Writing idols, heroes, visionaries, etc. Most writers have them, I’m no exception. For me, Dr. Hunter S. Thompson has stood at the top of my list of writers to idolize for years. I don’t fancy any notions that I do in fact write as good as he does; that’s a lofty goal to reach. Especially with him carving out his own genre, fans and place in literary history. Still, he always wrote with a mind towards stark naked truth and aimed to achieve that truth by experiencing it and never backed down from anyone who tried to keep him from reaching that goal. All traits to admire in a writer as far as I’m concerned.

With the event of the good doctors suicide in February of 2005, there were a number of documentaries that came out dedicated to the life of this man. I recently took in the film “Buy the Ticket, Take the Ride” and was taken down a nice, if light on detail, little trip of the writer, both as the character of Dr. Gonzo that he created about himself and as Dr. Hunter S. Thompson, the man behind the curtain.

For detail oriented historians, “Buy the Ticket, Take the Ride” will not necessarily meet your needs. While it does touch on all the important points of Thompsons career, they focus more on the friends and people he surrounded himself with and their memories. We are treated to visits from such Hollywood stars as Johnny Depp, John Cusack, Benecio Del Toro, Bill Murray and others and their times with the writer. There are other notables that make appearances as well such as Gary Busey who doesn’t really seem to add anything worthwhile to the conversation, but it is worth a laugh. All of these moments however serve to show us how deep the well ran with Thompson and a glimpse of how his mind worked. It’s just not a fully detailed accounting of his career. This is fine, there are other films for that.

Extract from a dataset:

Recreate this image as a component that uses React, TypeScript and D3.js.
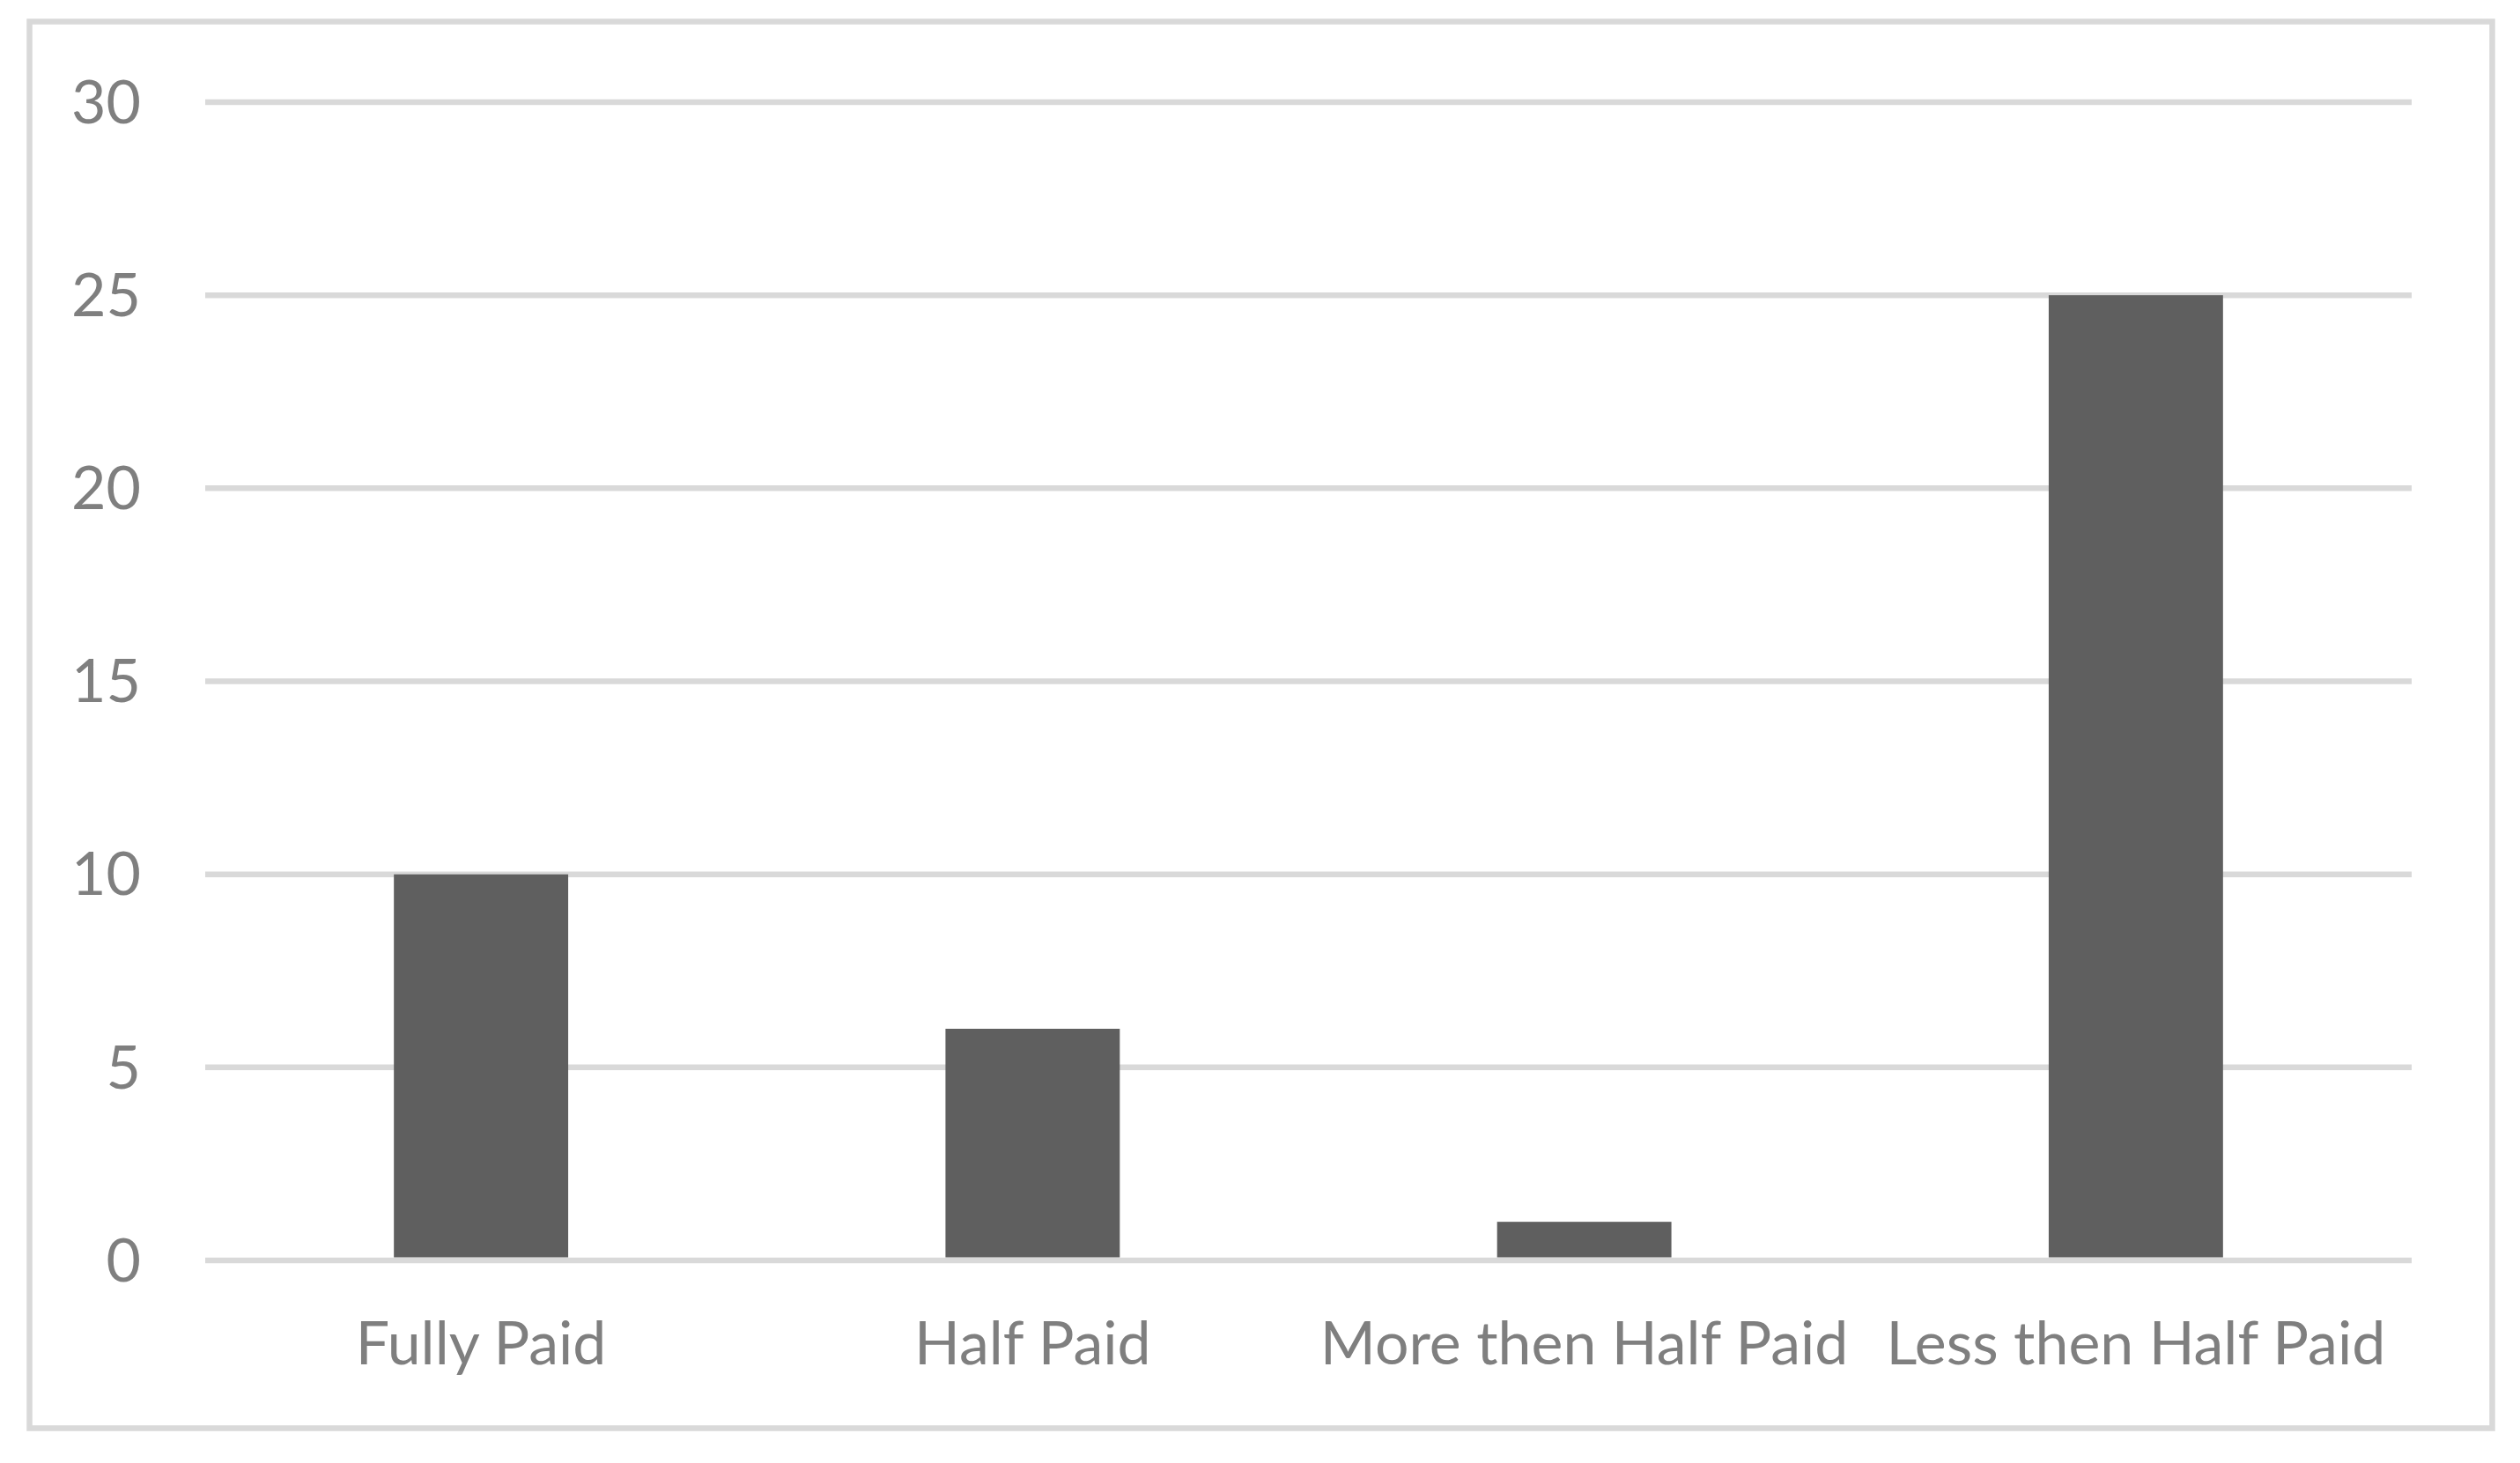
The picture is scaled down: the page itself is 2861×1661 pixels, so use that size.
import React, { useMemo } from 'react';
import { scaleBand, scaleLinear } from 'd3';

const W = 2861;
const H = 1661;

const categories = ['Fully Paid', 'Half Paid', 'More then Half Paid', 'Less then Half Paid'];
const counts = [10, 6, 1, 25];
const yTicks = [0, 5, 10, 15, 20, 25, 30];

const GRID = '#d9d9d9';
const BAR = '#5f5f5f';
const TEXT = '#7f7f7f';
const FONT = 'Lato, "Open Sans", sans-serif';

export default function App() {
	const margin = { left: 233, right: W - 2738, top: 116, bottom: H - 1431 };

	const x = useMemo(
		() =>
			scaleBand<string>()
				.domain(categories)
				.range([margin.left, W - margin.right])
				.paddingInner(0.684)
				.paddingOuter(0.342),
		[],
	);
	const y = useMemo(
		() => scaleLinear().domain([0, 30]).range([H - margin.bottom, margin.top]),
		[],
	);

	return (
		<svg
			width={W}
			height={H}
			viewBox={`0 0 ${W} ${H}`}
			style={{ position: 'absolute', left: 0, top: 0, background: '#fff' }}
		>
			<rect x={33.5} y={24.5} width={2796} height={1597} fill="#fff" stroke={GRID} strokeWidth={6.5} />

			{yTicks.map((t) => (
				<line
					key={`g${t}`}
					x1={margin.left}
					x2={W - margin.right}
					y1={y(t)}
					y2={y(t)}
					stroke={GRID}
					strokeWidth={6.5}
				/>
			))}

			{categories.map((c, i) => (
				<rect
					key={c}
					x={x(c)}
					y={y(counts[i])}
					width={x.bandwidth()}
					height={y(0) - 3.5 - y(counts[i])}
					fill={BAR}
				/>
			))}

			{yTicks.map((t) => (
				<text
					key={`t${t}`}
					x={160}
					y={y(t)}
					dy="0.35em"
					textAnchor="end"
					fill={TEXT}
					fontFamily={FONT}
					fontSize={68}
				>
					{t}
				</text>
			))}

			{categories.map((c) => (
				<text
					key={`l${c}`}
					x={(x(c) ?? 0) + x.bandwidth() / 2}
					y={1549}
					textAnchor="middle"
					fill={TEXT}
					fontFamily={FONT}
					fontSize={68}
				>
					{c}
				</text>
			))}
		</svg>
	);
}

If you’re a new fan of Hunter S. Thompson, “Buy the Ticket, Take the Ride” will be a good indoctrination of the man responsible for revolutions and groundbreaking movements in writing. For old fans, it is a touching recounting that shows us the life of Raoul Duke. If you’re of the type that thinks of a purple creature with a large nose and a fondness of chickens when I mention ‘Gonzo’, you’ll sadly not get much out of this documentary. It’s worth investigating though because if nothing else, the man will make you think.